How to install Snow Leopard on a new computer
The installer for Mac OS X will prevent you from installing an operating system on a computer that is made after a newer OS has been released. For example, any computer made after Lion was released will not allow you to install Snow Leopard (or Leopard or Tiger) on it.
There is a workaround. I have done this myself. What follows are the steps. The nice part is, you will be able to test it before actually putting the older OS on your computer.
1) You will need a second computer with Snow Leopard already installed on it.
2) Download and install "Carbon Copy Cloner" (from bombich.com) onto the computer (from step #1).
3) Plug in an external hard drive into this computer.
4) Run Carbon Copy Cloner, and clone the hard drive onto the external hard drive.
5) Shut down that computer, unplug the external drive and plug it into the computer onto which you want to install Snow Leopard.
6) Boot up the computer while holding down the option key.
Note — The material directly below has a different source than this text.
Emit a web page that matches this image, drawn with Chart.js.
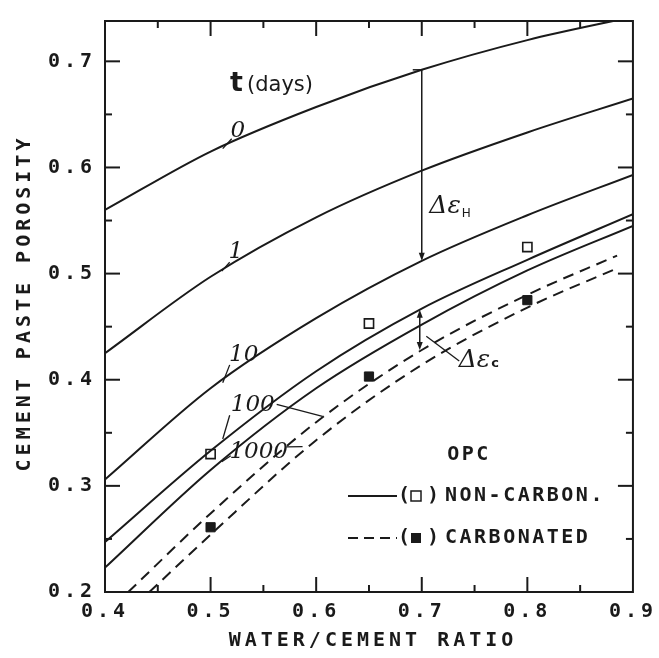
<!DOCTYPE html>
<html><head><meta charset="utf-8">
<script src="https://cdn.jsdelivr.net/npm/chart.js@4.4.0/dist/chart.umd.min.js"></script>
<style>html,body{margin:0;padding:0;background:#fff;}#wrap{width:659px;height:658px;}</style>
</head><body><div id="wrap"><canvas id="c" width="659" height="658"></canvas></div>
<script>
// ---- data ----
const xTicks = [0.4, 0.5, 0.6, 0.7, 0.8, 0.9];
const xTickLabels = ['0.4', '0.5', '0.6', '0.7', '0.8', '0.9'];
const yTicks = [0.2, 0.3, 0.4, 0.5, 0.6, 0.7];
const yTickLabels = ['0.2', '0.3', '0.4', '0.5', '0.6', '0.7'];
const xMinorTicks = [0.45, 0.55, 0.65, 0.75, 0.85];
const yMinorTicks = [0.25, 0.35, 0.45, 0.55, 0.65];

const wcRatio = [0.4, 0.5, 0.6, 0.7, 0.8, 0.9];
const porosityT0 = [0.560, 0.615, 0.657, 0.692, 0.720, 0.742];
const porosityT1 = [0.425, 0.497, 0.553, 0.597, 0.633, 0.665];
const porosityT10 = [0.306, 0.392, 0.458, 0.512, 0.555, 0.593];
const porosityT100 = [0.247, 0.333, 0.408, 0.467, 0.513, 0.556];
const porosityT1000 = [0.223, 0.315, 0.392, 0.452, 0.503, 0.545];

const carbWc100 = [0.422, 0.5, 0.6, 0.7, 0.8, 0.885];
const carbPorosity100 = [0.200, 0.274, 0.360, 0.428, 0.480, 0.517];
const carbWc1000 = [0.442, 0.5, 0.6, 0.7, 0.8, 0.885];
const carbPorosity1000 = [0.200, 0.254, 0.343, 0.414, 0.468, 0.505];

const measWc = [0.5, 0.65, 0.8];
const nonCarbonMeasured = [0.330, 0.453, 0.525];
const carbonatedMeasured = [0.261, 0.403, 0.475];

const curveLabels = ['0', '1', '10', '100', '1000'];

const INK = '#1a1a1a';
const MONO = '"DejaVu Sans Mono", "Liberation Mono", monospace';

const pts = (xs, ys) => xs.map((x, i) => ({x, y: ys[i]}));
const solid = (label, ys) => ({label, data: pts(wcRatio, ys), borderColor: INK, borderWidth: 2,
  pointRadius: 0, cubicInterpolationMode: 'monotone', fill: false});
const dashed = (label, xs, ys) => ({label, data: pts(xs, ys), borderColor: INK, borderWidth: 2,
  borderDash: [11, 7], pointRadius: 0, cubicInterpolationMode: 'monotone', fill: false});

const deco = {
  id: 'deco',
  beforeDraw(chart) {
    const c = chart.ctx;
    c.save(); c.fillStyle = '#fff'; c.fillRect(0, 0, chart.width, chart.height); c.restore();
    c.letterSpacing = '4px';
  },
  afterDraw(chart) {
    const ctx = chart.ctx, xs = chart.scales.x, ys = chart.scales.y, a = chart.chartArea;
    const X = v => xs.getPixelForValue(v), Y = v => ys.getPixelForValue(v);
    ctx.save();
    ctx.letterSpacing = '0px';
    ctx.strokeStyle = INK; ctx.fillStyle = INK; ctx.lineWidth = 2;
    // frame
    ctx.strokeRect(a.left, a.top, a.right - a.left, a.bottom - a.top);
    // inward ticks
    const seg = (x1, y1, x2, y2) => { ctx.beginPath(); ctx.moveTo(x1, y1); ctx.lineTo(x2, y2); ctx.stroke(); };
    xTicks.slice(1, -1).forEach(v => { const p = X(v); seg(p, a.bottom, p, a.bottom - 15); seg(p, a.top, p, a.top + 15); });
    xMinorTicks.forEach(v => { const p = X(v); seg(p, a.bottom, p, a.bottom - 7); seg(p, a.top, p, a.top + 7); });
    yTicks.slice(1).forEach(v => { const p = Y(v); seg(a.left, p, a.left + 15, p); seg(a.right, p, a.right - 15, p); });
    yMinorTicks.forEach(v => { const p = Y(v); seg(a.left, p, a.left + 7, p); seg(a.right, p, a.right - 7, p); });

    // axis titles
    ctx.font = 'bold 20px ' + MONO; ctx.letterSpacing = '4px'; ctx.textBaseline = 'middle'; ctx.textAlign = 'center';
    ctx.fillText('WATER/CEMENT RATIO', 373, 641);
    ctx.save(); ctx.translate(25, 305); ctx.rotate(-Math.PI / 2);
    ctx.fillText('CEMENT PASTE POROSITY', 2, 0); ctx.restore();
    ctx.letterSpacing = '0px';

    // t(days)
    ctx.textAlign = 'left'; ctx.textBaseline = 'alphabetic';
    ctx.font = 'bold 27px "DejaVu Sans"'; ctx.fillText('t', X(0.5185), Y(0.672));
    ctx.font = '21px "DejaVu Sans"'; ctx.fillText('(days)', X(0.5345), Y(0.672));

    // curve labels
    ctx.lineWidth = 1.3;
    ctx.font = 'italic 23px "DejaVu Serif"'; ctx.textBaseline = 'middle'; ctx.textAlign = 'center';
    const lab = [[0.5257, 0.6344], [0.5238, 0.520], [0.5314, 0.4233], [0.5399, 0.3758], [0.5456, 0.3321]];
    curveLabels.forEach((t, i) => ctx.fillText(t, X(lab[i][0]), Y(lab[i][1])));
    const leaders = [
      [0.5200, 0.6270, 0.5115, 0.6177], [0.5181, 0.5107, 0.5106, 0.5023],
      [0.5181, 0.4140, 0.5115, 0.3972], [0.5181, 0.3665, 0.5115, 0.3442],
      [0.5626, 0.3767, 0.6060, 0.3655], [0.5720, 0.3368, 0.5871, 0.3370],
      [0.5191, 0.3284, 0.5106, 0.3228]
    ];
    leaders.forEach(l => seg(X(l[0]), Y(l[1]), X(l[2]), Y(l[3])));

    // delta eps H arrow
    const ax = X(0.7);
    ctx.lineWidth = 1.5;
    seg(ax, Y(porosityT0[3]), ax, Y(porosityT10[3]) - 2);
    seg(ax - 9, Y(porosityT0[3]), ax, Y(porosityT0[3]));
    const head = (x, y, dir) => { ctx.beginPath(); ctx.moveTo(x, y); ctx.lineTo(x - 3, y - dir * 8); ctx.lineTo(x + 3, y - dir * 8); ctx.closePath(); ctx.fill(); };
    head(ax, Y(porosityT10[3]), 1);
    ctx.textAlign = 'left'; ctx.textBaseline = 'alphabetic';
    ctx.font = 'italic 25px "DejaVu Serif"'; ctx.fillText('\u0394\u03b5', X(0.7072), Y(0.557));
    let w = ctx.measureText('\u0394\u03b5').width;
    ctx.font = '12px "DejaVu Sans"'; ctx.fillText('H', X(0.7072) + w + 1, Y(0.553));

    // delta eps c arrows
    const up = Y(0.466), dn = Y(0.428);
    seg(ax - 2, up + 4, ax - 2, dn - 4);
    head(ax - 2, up, -1); head(ax - 2, dn, 1);
    ctx.lineWidth = 1.3;
    seg(X(0.7043), Y(0.4409), X(0.7355), Y(0.4177));
    ctx.font = 'italic 25px "DejaVu Serif"'; ctx.fillText('\u0394\u03b5', X(0.7350), Y(0.4116));
    w = ctx.measureText('\u0394\u03b5').width;
    ctx.font = 'bold 13px "DejaVu Sans"'; ctx.fillText('c', X(0.7350) + w + 1, Y(0.4116));

    // legend
    ctx.font = 'bold 20px ' + MONO; ctx.letterSpacing = '2.5px';
    ctx.textBaseline = 'middle'; ctx.textAlign = 'center';
    ctx.fillText('OPC', 469, 455);
    ctx.textAlign = 'left';
    ctx.lineWidth = 2;
    seg(348, 496, 397, 496);
    ctx.fillText('(', 398, 496); ctx.fillText(')', 427, 496);
    ctx.lineWidth = 1.5; ctx.strokeRect(411, 491, 10, 10);
    ctx.fillText('NON-CARBON.', 445, 496);
    ctx.lineWidth = 2; ctx.setLineDash([10, 6]);
    seg(348, 538, 397, 538); ctx.setLineDash([]);
    ctx.fillText('(', 398, 538); ctx.fillText(')', 427, 538);
    ctx.fillRect(411, 533, 10, 10);
    ctx.fillText('CARBONATED', 445, 538);
    ctx.restore();
  }
};

new Chart(document.getElementById('c'), {
  type: 'line',
  data: {
    datasets: [
      solid('t=0', porosityT0), solid('t=1', porosityT1), solid('t=10', porosityT10),
      solid('t=100', porosityT100), solid('t=1000', porosityT1000),
      dashed('carbonated 100', carbWc100, carbPorosity100),
      dashed('carbonated 1000', carbWc1000, carbPorosity1000),
      {label: 'NON-CARBON.', data: pts(measWc, nonCarbonMeasured), showLine: false,
       pointStyle: 'rect', pointRadius: 6.5, pointBackgroundColor: '#fff', pointBorderColor: INK, pointBorderWidth: 1.6},
      {label: 'CARBONATED', data: pts(measWc, carbonatedMeasured), showLine: false,
       pointStyle: 'rect', pointRadius: 6.5, pointBackgroundColor: INK, pointBorderColor: INK, pointBorderWidth: 1}
    ]
  },
  options: {
    responsive: false, animation: false, devicePixelRatio: 1,
    layout: {padding: {top: 14, right: 25, left: 0, bottom: 0}},
    plugins: {legend: {display: false}, tooltip: {enabled: false}},
    scales: {
      x: {
        type: 'linear', min: 0.4, max: 0.9,
        afterBuildTicks: s => { s.ticks = xTicks.map(v => ({value: v})); },
        afterFit: s => { s.height = 66; },
        ticks: {callback: (v, i) => xTickLabels[i], font: {family: MONO, size: 20, weight: 'bold'}, color: INK,
                padding: 8, maxRotation: 0, autoSkip: false},
        grid: {display: false, drawTicks: false}, border: {display: false}
      },
      y: {
        type: 'linear', min: 0.2, max: 0.738,
        afterBuildTicks: s => { s.ticks = yTicks.map(v => ({value: v})); },
        afterFit: s => { s.width = 105; },
        ticks: {callback: (v, i) => yTickLabels[i], font: {family: MONO, size: 20, weight: 'bold'}, color: INK,
                padding: 9, autoSkip: false},
        grid: {display: false, drawTicks: false}, border: {display: false}
      }
    }
  },
  plugins: [deco]
});
</script></body></html>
When the computer boots up, you will be given a choice of what disk you want to boot from. Choose the external drive. If the computer boots up and runs fine, you have just proved that your newer computer will indeed run Snow Leopard. You will probably notice that the computer will run much, much slower; that is normal, since you are running the operating system on the external drive, through the USB or Firewire port.
7) Run Carbon Copy Cloner again. This time, clone from the external drive onto your target computer.
8) Shut down the computer, remove the external hard drive, and boot up. You are now running Snow Leopard.
Comments
The main reason you cannot install OS in newer hardware is that the new hardware is not supported. You will most probably experience everything from just glitchy performance to frequent kernel panics as the OS will lack kexts for vital part of the new hardware, like video cards, memory controllers, ports and other devices.